Kamis, 29 November 2012

Presiden: Belum lulus ujian jika tidak bisa hidup dengan perbedaan agama

Presiden Susilo Bambang Yudhoyono (SBY) menegaskan bahwa dalam demokrasi multibudaya semua pihak harus menerima segala perbedaan, belum lulus ujian jika kita tidak bisa hidup dengan masyarakat berbeda agama.

“Dalam demokrasi multibudaya semua pihak harus menerima segala perbedaan, termasuk perbedaan yang berasal dari identitas awal. Belum lulus ujian kita jika hidup dengan masyarakat yang berbeda agamanya,” kata Presiden SBY dalam pidatonya pada puncak acara The 4th World Peace Forum (WPF) di Istana Bogor, Jawa Barat, Minggu (25/11).

WPF berlangsung dari 23-25 November, yang diadakan PP Muhammadiyah dihadiri 200 peserta dari dalam dan luar negeri termasuk 50 tokoh dunia dari Amerika Serikat, Australia, Maroko.
Kemajemukan budaya dicirikan oleh beragam identitas agama, suku, kedaerahan, etnis, dan lain-lain. “Di satu sisi, kemajemukan adalah rahmat dan kekayaan bagi suatu bangsa yang majemuk, namun jika tidak dikelola dengan baik dan tidak adanya kesadaran dari masyarakat, tentu bisa menjadi sumber konflik dan benturan,” kata Presiden SBY.

“Indonesia sebagai bangsa yang majemuk harus menjawab tantangan demokrasi itu sendiri. Indonesia bisa membicarakan prinsip-prinsip dasar yang boleh dianut agar kehidupan demokrasi semakin damai,” lanjutnya.
Tantangan khusus dalam demokrasi multikultural, lanjut presiden, adalah perbedaan yang timbul bukan karena ideologi, kepentingan, dan platform politik, tetapi juga benturan yang berangkat dari identitas. Indonesia menghadapi tiga tantangan untuk diselesaikan.

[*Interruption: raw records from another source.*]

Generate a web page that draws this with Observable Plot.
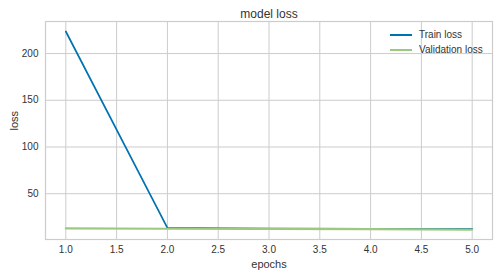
<!DOCTYPE html>
<html>
<head>
<meta charset="utf-8">
<script src="https://cdn.jsdelivr.net/npm/d3@7"></script>
<script src="https://cdn.jsdelivr.net/npm/@observablehq/plot@0.6"></script>
<style>
  html, body { margin: 0; padding: 0; background: #fff; }
  #wrap { position: relative; width: 498px; height: 277px; font-family: "Liberation Sans", Arial, sans-serif; }
  .leg { position: absolute; left: 390px; font-size: 10px; color: #333; }
  .leg span.sw { display: inline-block; width: 22px; height: 0; vertical-align: middle; margin-right: 7px; }
</style>
</head>
<body>
<div id="wrap"></div>
<script>
const epochs = [1, 2, 3, 4, 5];
const trainLoss = [223.6, 13.4, 12.7, 12.5, 12.3];
const valLoss = [13.0, 12.5, 12.3, 12.0, 11.6];
const xTicks = [1.0, 1.5, 2.0, 2.5, 3.0, 3.5, 4.0, 4.5, 5.0];
const yTicks = [50, 100, 150, 200];
const seriesNames = ["Train loss", "Validation loss"];
const colors = ["#0072B2", "#9cc87f"];

const train = epochs.map((e, i) => ({epoch: e, loss: trainLoss[i]}));
const val = epochs.map((e, i) => ({epoch: e, loss: valLoss[i]}));

const chart = Plot.plot({
  width: 498,
  height: 277,
  marginLeft: 45,
  marginRight: 6,
  marginTop: 21,
  marginBottom: 38,
  style: {fontFamily: "'Liberation Sans', Arial, sans-serif", fontSize: "10px", color: "#333", background: "#fff"},
  x: {domain: [0.8, 5.2], ticks: xTicks, tickFormat: d3.format(".1f"), tickSize: 0, tickPadding: 6, label: null},
  y: {domain: [1.0, 234.3], ticks: yTicks, tickSize: 0, tickPadding: 7, label: null},
  marks: [
    Plot.gridX(xTicks, {stroke: "#cccccc", strokeOpacity: 1, strokeWidth: 1}),
    Plot.gridY(yTicks, {stroke: "#cccccc", strokeOpacity: 1, strokeWidth: 1}),
    Plot.frame({stroke: "#cccccc", strokeWidth: 1.2}),
    Plot.axisX({ticks: xTicks, tickFormat: d3.format(".1f"), tickSize: 0, tickPadding: 6, label: null, fill: "#333"}),
    Plot.axisY({ticks: yTicks, tickSize: 0, tickPadding: 7, label: null, fill: "#333"}),
    Plot.line(train, {x: "epoch", y: "loss", stroke: colors[0], strokeWidth: 1.7}),
    Plot.line(val, {x: "epoch", y: "loss", stroke: colors[1], strokeWidth: 2.2}),
    Plot.text(["model loss"], {frameAnchor: "top", dy: -12, fontSize: 12, fill: "#333"}),
    Plot.text(["epochs"], {frameAnchor: "bottom", dy: 28, fontSize: 11, fill: "#333"}),
    Plot.text(["loss"], {frameAnchor: "left", dx: -31, rotate: -90, fontSize: 11, fill: "#333"})
  ]
});
const wrap = document.getElementById("wrap");
wrap.appendChild(chart);
seriesNames.forEach((n, i) => {
  const d = document.createElement("div");
  d.className = "leg";
  d.style.top = (29 + i * 15) + "px";
  d.innerHTML = `<span class="sw" style="border-top: 2px solid ${colors[i]}"></span>${n}`;
  wrap.appendChild(d);
});
</script>
</body>
</html>
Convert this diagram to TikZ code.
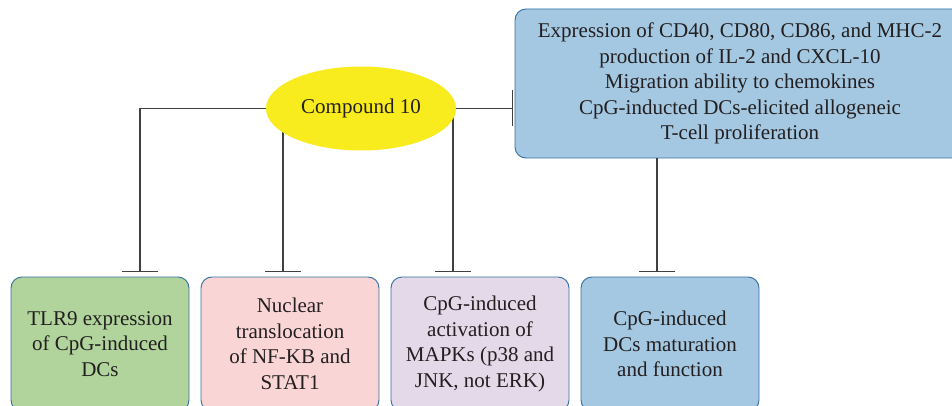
\documentclass[tikz,border=0pt]{standalone}
\usepackage{fontspec}
\setmainfont{Liberation Serif}
\usetikzlibrary{arrows.meta,shapes.geometric,backgrounds}
\definecolor{yel}{HTML}{F8EC1E}
\definecolor{bluefill}{HTML}{A4C8E2}
\definecolor{boxborder}{HTML}{336FA2}
\definecolor{greenfill}{HTML}{B0D49C}
\definecolor{pinkfill}{HTML}{F9D6D5}
\definecolor{lavfill}{HTML}{E3D9E8}
\definecolor{linec}{HTML}{404040}
\definecolor{txt}{HTML}{231F20}
\begin{document}
\begin{tikzpicture}[x=1pt,y=-1pt,
  txtfont/.style={font=\fontsize{21}{25.5}\selectfont, text=txt},
  box/.style={draw=boxborder, line width=0.9pt, rounded corners=11pt,
    minimum width=178pt, minimum height=134pt, align=center, inner sep=0pt, txtfont},
  inh/.style={draw=linec, line width=1.3pt, -{Bar[width=36pt,line width=1.3pt]}},
]
\useasboundingbox (0,0) rectangle (952,406);
\clip (0,0) rectangle (952,406);

\node[ellipse, fill=yel, minimum width=190pt, minimum height=84pt, inner sep=0pt, txtfont] (c10) at (361,108.5) {Compound 10};

\node[box, fill=bluefill, minimum width=450pt, minimum height=149pt] (top) at (740,83.5)
  {Expression of CD40, CD80, CD86, and MHC-2\\production of IL-2 and CXCL-10\\Migration ability to chemokines\\CpG-inducted DCs-elicited allogeneic\\T-cell proliferation};

\node[box, fill=greenfill] (b1) at (100,344) {TLR9 expression\\of CpG-induced\\DCs};
\node[box, fill=pinkfill] (b2) at (290,344) {Nuclear\\translocation\\of NF-KB and\\STAT1};
\node[box, fill=lavfill] (b3) at (480,344) {CpG-induced\\activation of\\MAPKs (p38 and\\JNK, not ERK)};
\node[box, fill=bluefill] (b4) at (670,344) {CpG-induced\\DCs maturation\\and function};

\coordinate (t1) at (140,272);
\coordinate (t2) at (283,272);
\coordinate (t3) at (453,272);
\coordinate (t4) at (657,272);

\begin{scope}[on background layer]
  \fill[white] (0,0) rectangle (952,406);
  \draw[inh] (c10.west) -| (t1);
  \draw[inh] (c10.center -| t2) -- (t2);
  \draw[inh] (c10.center -| t3) -- (t3);
\end{scope}
\draw[inh] (top.south -| t4) -- (t4);
\draw[inh, shorten >=1.5pt] (c10.east) -- (c10.east -| top.west);
\end{tikzpicture}
\end{document}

Pertama, demokrasi yang masih dalam tahap pematangan. Kedua, keberagaman identitas, sehingga demokrasi kita semakin kompleks. Ketiga, proses politik ini menjadi panjang dan kompleks.
“Tidak bisa kita mengimpor demokrasi dari negara manapun dan serta merta diterapkan dalam kehidupan negeri kita. Dalam demokrasi memang ada nilai-nilai universal, tetapi selalu ada nilai-nilai lokal, seperti nilai agama, budaya, dan kekhasan lainnya,” kata presiden.

Pandangan dan aspirasi dari suara terbanyak memang harus diterima, namun “kita tidak boleh mengabaikan suara dari kaum minoritas dari idenditas kaum yang berbeda. Setiap pihak harus membangun budaya untuk menyelesaikan segala pertentangan secara damai dan menghindari cara-cara yang uncivilized, seperti cara kekerasan,” tegasnya.

“Untuk kepentingan bangsa, marilah kita berpikir untuk kepentingan bersama di atas kepentingan identitas kelompok manapun,” tegasnya.
Ketua Umum PP Muhammadiyah Din Syamsuddin kepada media massa sebelumnya mengatakan bahwa acara yang berlangsung 23-25 November itu bertujuan untuk mengembangkan dialog terbuka tentang masalah identitas multikulturalisme dan demokrasi yang melibatkan cendikiawan, media, politisi, dan sebagainya.

Din Syamsuddin juga mengatakan bahwa WPF bukan lembaga dialog agama karena acara WPF nantinya tidak hanya dihadiri oleh tokoh agama. WPF diselenggarakan oleh Muhammadiyah yang bekerja sama dengan Cheng Ho Multi Culture Trust and Centre For Dialog and Corporation among Civilitation (CDCC).